DO NOT BLAME ANYTHING OR ANYONE
If you find yourself in a slump, do not blame your spouse, your parents or grandparents, your foreman, your pastor, the church, or anyone else. God is the Author of these slumps. When you point your finger at someone else, you are simply admitting you are afraid to point your finger at God. Grow up and face your slump; realize God is using it to expose the real reason you are serving Him.
FORGET YOURSELF AND HELP SOMEONE ELSE
When Dr. John R. Rice was six years old, he went to his father and told him he wanted to be saved. His father told him he was too young, that he could not get saved until he was ten years old. Rather than mope about the fact that he could not get saved yet, the young Dr. Rice said ok then I will look for children who were ten years of age or older. He told them about Christ and showed them how to be saved. He was able to lead about 90% of the children in his school, who were ten years or older, to the Lord before he was even saved.
You can do nothing about the slump you are in; help someone else, and make it easier on him. Take a bus route and keep people out of Hell. If you are in a slump with the Bible, you can still teach your children the Bible and to be decent young people. If you are in a slump about your pastor, you can still learn from the sermons he preaches. Look for something in the sermons rather than slumbering through the sermons.

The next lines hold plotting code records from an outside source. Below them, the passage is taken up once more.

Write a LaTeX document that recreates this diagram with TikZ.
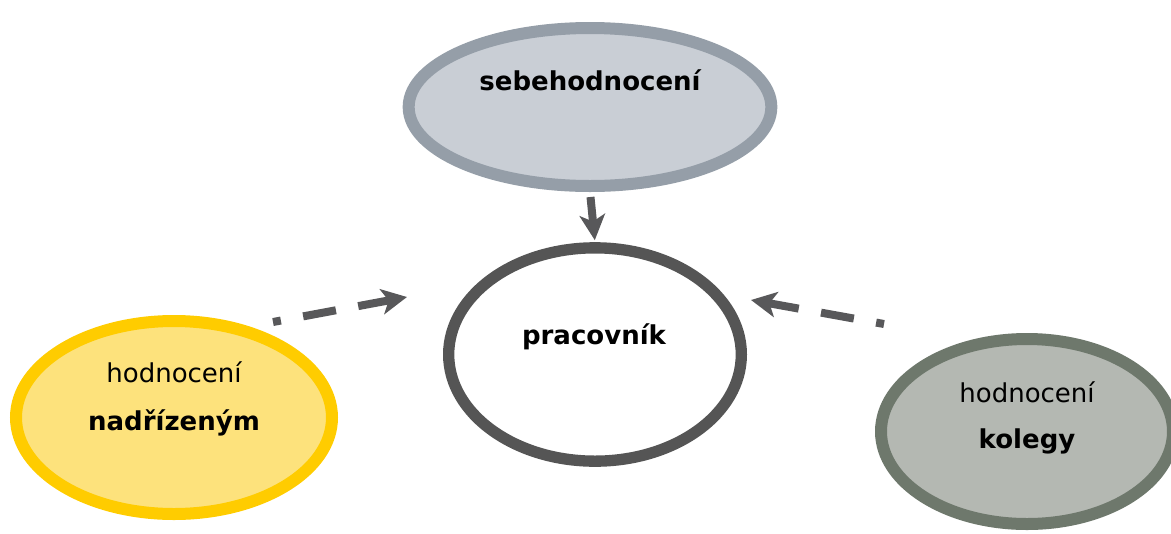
\documentclass[tikz,border=0pt]{standalone}
\usepackage{fontspec}
\setmainfont{DejaVu Sans}
\usetikzlibrary{shapes.geometric, arrows.meta, positioning}

\definecolor{sebefill}{HTML}{C9CED5}
\definecolor{sebeline}{HTML}{959EA8}
\definecolor{pracline}{HTML}{555555}
\definecolor{nadfill}{HTML}{FDE27C}
\definecolor{nadline}{HTML}{FFCC00}
\definecolor{kolfill}{HTML}{B4B8B2}
\definecolor{kolline}{HTML}{6E786C}
\definecolor{arrowgray}{HTML}{58585A}

\begin{document}
\begin{tikzpicture}[x=0.75pt, y=-0.75pt,
    bubble/.style={ellipse, draw, inner sep=0pt, line width=9pt},
    txt/.style={anchor=base, font=\fontsize{19.5}{23}\selectfont},
    btxt/.style={anchor=base, font=\fontsize{19.5}{23}\selectfont\bfseries},
    link/.style={draw=arrowgray, line width=6pt,
        -{Stealth[length=19pt, width=19pt, inset=5pt]}},
    dashlink/.style={link, dash pattern=on 6pt off 17pt on 25pt off 17pt on 80pt off 5pt}]

    \useasboundingbox (0,0) rectangle (1171,533);

    % Ellipses
    \node[bubble, draw=sebeline, fill=sebefill, minimum width=272pt, minimum height=118.5pt] (sebe) at (590,107) {};
    \node[bubble, draw=pracline, fill=white, line width=8.5pt, minimum width=219.5pt, minimum height=160pt] (prac) at (595,354.5) {};
    \node[bubble, draw=nadline, fill=nadfill, minimum width=237pt, minimum height=144.75pt] (nad) at (174,417.5) {};
    \node[bubble, draw=kolline, fill=kolfill, minimum width=219pt, minimum height=138.75pt] (kol) at (1027,431.5) {};

    % Texts
    \node[btxt] (sebetext) at (590,90) {sebehodnocení};
    \node[btxt] (practext) at (594,344) {pracovník};
    \node[txt] (nadtext1) at (174,382) {hodnocení};
    \node[btxt] (nadtext2) at (174,430) {nadřízeným};
    \node[txt] (koltext1) at (1027,402) {hodnocení};
    \node[btxt] (koltext2) at (1027,448) {kolegy};

    % Arrows
    \draw[link, shorten <=3.75pt, shorten >=1.5pt] (sebe.south) -- (prac.north);
    \coordinate (nadtail) at (273,322);
    \coordinate (nadhead) at (407,297);
    \draw[dashlink] (nadtail) -- (nadhead);
    \coordinate (koltail) at (884,324);
    \coordinate (kolhead) at (751,300);
    \draw[dashlink] (koltail) -- (kolhead);
\end{tikzpicture}
\end{document}
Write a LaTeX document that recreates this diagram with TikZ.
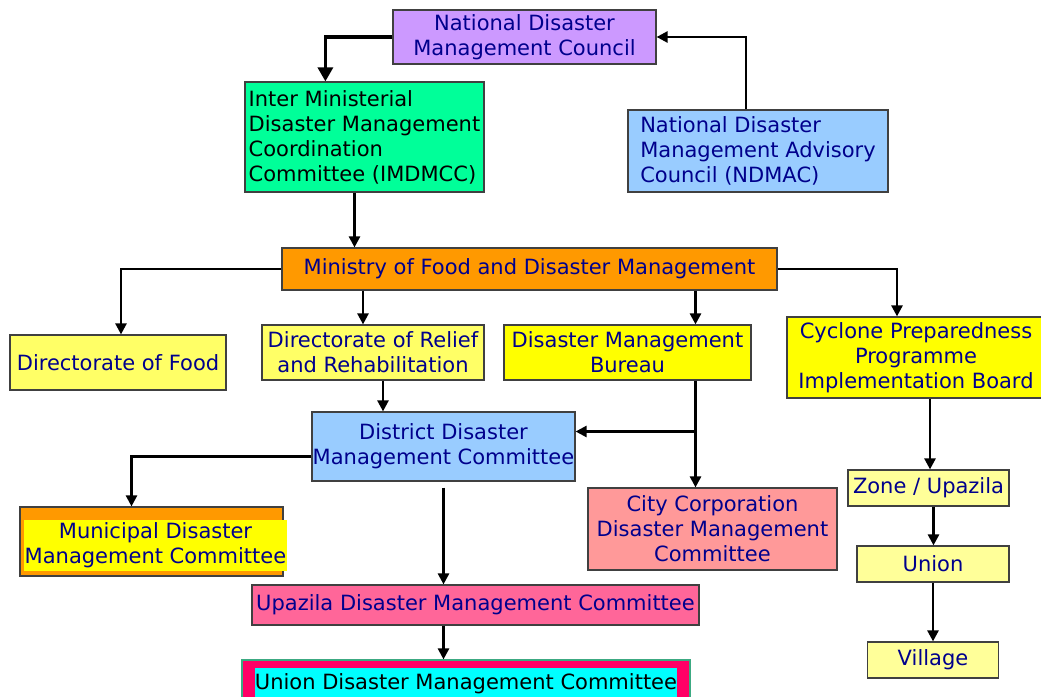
\documentclass[tikz,border=0pt]{standalone}
\usepackage{fontspec}
\setmainfont{DejaVu Sans}
\usetikzlibrary{arrows.meta}
\definecolor{textnavy}{RGB}{0,0,140}
\definecolor{councilpurple}{RGB}{204,153,255}
\definecolor{imdgreen}{RGB}{0,255,153}
\definecolor{skyblue}{RGB}{153,204,255}
\definecolor{ministryorange}{RGB}{255,153,0}
\definecolor{lightyellow}{RGB}{255,255,102}
\definecolor{brightyellow}{RGB}{255,255,0}
\definecolor{paleyellow}{RGB}{255,255,153}
\definecolor{cityred}{RGB}{255,153,153}
\definecolor{upazilapink}{RGB}{255,102,153}
\definecolor{unionred}{RGB}{255,0,102}
\definecolor{unioncyan}{RGB}{0,255,255}
\definecolor{unionedge}{RGB}{60,170,130}

\begin{document}
\begin{tikzpicture}[x=1pt, y=-1pt]
  \tikzset{box/.style={draw=black!75, line width=1.2pt, inner sep=0pt, align=center,
      text=textnavy, font=\fontsize{21}{25}\selectfont},
    link/.style={line width=2.5pt, -{Triangle[length=11pt,width=11pt]}},
    biglink/.style={line width=3.2pt, -{Triangle[length=14pt,width=15pt]}}}
  \useasboundingbox (0,0) rectangle (1041,696);
  \node[box, fill=councilpurple, minimum width=263pt, minimum height=54pt] (NDMC)
    at (524.5,37) {National Disaster\\Management Council};
  \node[box, fill=imdgreen, text=black, align=left, minimum width=239pt, minimum height=110pt] (IMDMCC)
    at (364.5,137) {Inter Ministerial\\Disaster Management\\Coordination\\Committee (IMDMCC)};
  \node[box, fill=skyblue, align=left, minimum width=260pt, minimum height=82pt] (NDMAC)
    at (758,151) {National Disaster\\Management Advisory\\Council (NDMAC)};
  \node[box, fill=ministryorange, minimum width=495pt, minimum height=42pt] (MoFDM)
    at (529.5,269) {Ministry of Food and Disaster Management};
  \node[box, fill=lightyellow, minimum width=216pt, minimum height=55pt] (DirFood)
    at (118,362.5) {Directorate of Food};
  \node[box, fill=lightyellow, minimum width=222pt, minimum height=55pt] (DirRelief)
    at (373,352.5) {Directorate of Relief\\and Rehabilitation};
  \node[box, fill=brightyellow, minimum width=247pt, minimum height=55pt] (DMB)
    at (627.5,352.5) {Disaster Management\\Bureau};
  \node[box, fill=brightyellow, minimum width=258pt, minimum height=81pt] (CPPIB)
    at (916,357.5) {Cyclone Preparedness\\Programme\\Implementation Board};
  \node[box, fill=skyblue, minimum width=263pt, minimum height=69pt] (DDMC)
    at (443.5,446.5) {District Disaster\\Management Committee};
  \node[box, fill=ministryorange, minimum width=263pt, minimum height=69pt] (MDMC)
    at (151.5,541.5) {};
  \node[box, draw=none, fill=brightyellow, minimum width=263pt, minimum height=51pt] (MDMC-text)
    at (155.5,545) {Municipal Disaster\\Management Committee};
  \node[box, fill=cityred, minimum width=249pt, minimum height=82pt] (CCDMC)
    at (712.5,529) {City Corporation\\Disaster Management\\Committee};
  \node[box, fill=upazilapink, minimum width=447pt, minimum height=40pt] (UzDMC)
    at (475.5,605) {Upazila Disaster Management Committee};
  \node[box, draw=unionedge, fill=unionred, minimum width=448pt, minimum height=48pt] (UDMC)
    at (466,684) {};
  \node[box, draw=none, fill=unioncyan, text=black, minimum width=420pt, minimum height=32pt] (UDMC-text)
    at (466,684) {Union Disaster Management Committee};
  \node[box, fill=paleyellow, minimum width=161pt, minimum height=36pt] (Zone)
    at (928.5,488) {Zone / Upazila};
  \node[box, fill=paleyellow, minimum width=152pt, minimum height=36pt] (Union)
    at (933,564) {Union};
  \node[box, fill=paleyellow, minimum width=131pt, minimum height=36pt] (Village)
    at (933,660) {Village};
  \draw[biglink] (NDMC.west) -| ([xshift=81pt]IMDMCC.north west);
  \draw[link] ([xshift=-12pt]NDMAC.north) |- (NDMC.east);
  \draw[link] ([xshift=-10pt]IMDMCC.south) -- ([xshift=-10pt]IMDMCC.south |- MoFDM.north);
  \draw[link] (MoFDM.west) -| ([xshift=3pt]DirFood.north);
  \draw[link] ([xshift=-10pt]DirRelief.north |- MoFDM.south) -- ([xshift=-10pt]DirRelief.north);
  \draw[link] ([xshift=68pt]DMB.north |- MoFDM.south) -- ([xshift=68pt]DMB.north);
  \draw[link] (MoFDM.east) -| ([xshift=-19pt]CPPIB.north);
  \draw[link] ([xshift=10pt]DirRelief.south) -- ([xshift=10pt]DirRelief.south |- DDMC.north);
  \draw[link] ([xshift=68pt]DMB.south) -- ([xshift=68pt]DMB.south |- CCDMC.north);
  \draw[link] ([xshift=68pt,yshift=15pt]DMB.south |- DDMC.east) -- ([yshift=15pt]DDMC.east);
  \draw[link] ([yshift=-10pt]DDMC.west) -| ([xshift=-20pt]MDMC.north);
  \draw[link, shorten <=6pt] (DDMC.south) -- (DDMC.south |- UzDMC.north);
  \draw[link] ([xshift=-32pt]UzDMC.south) -- ([xshift=-32pt]UzDMC.south |- UDMC.north);
  \draw[link] ([xshift=14pt]CPPIB.south) -- ([xshift=14pt]CPPIB.south |- Zone.north);
  \draw[link] ([xshift=5pt]Zone.south) -- ([xshift=5pt]Zone.south |- Union.north);
  \draw[link] (Union.south) -- (Village.north);
\end{tikzpicture}
\end{document}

When you are wrapped up in someone else, you will forget about your own problems. Your burdens will not seem as heavy. If you are in a slump, you are thinking about yourself too much and not enough about others.
Everyone falls into a slump from time to time. Forget about yourself and help someone else. Stay in church. Enter your closet and talk to God about it; He is the only One Who can help you. Then, stand up and face your problem and keep going for God.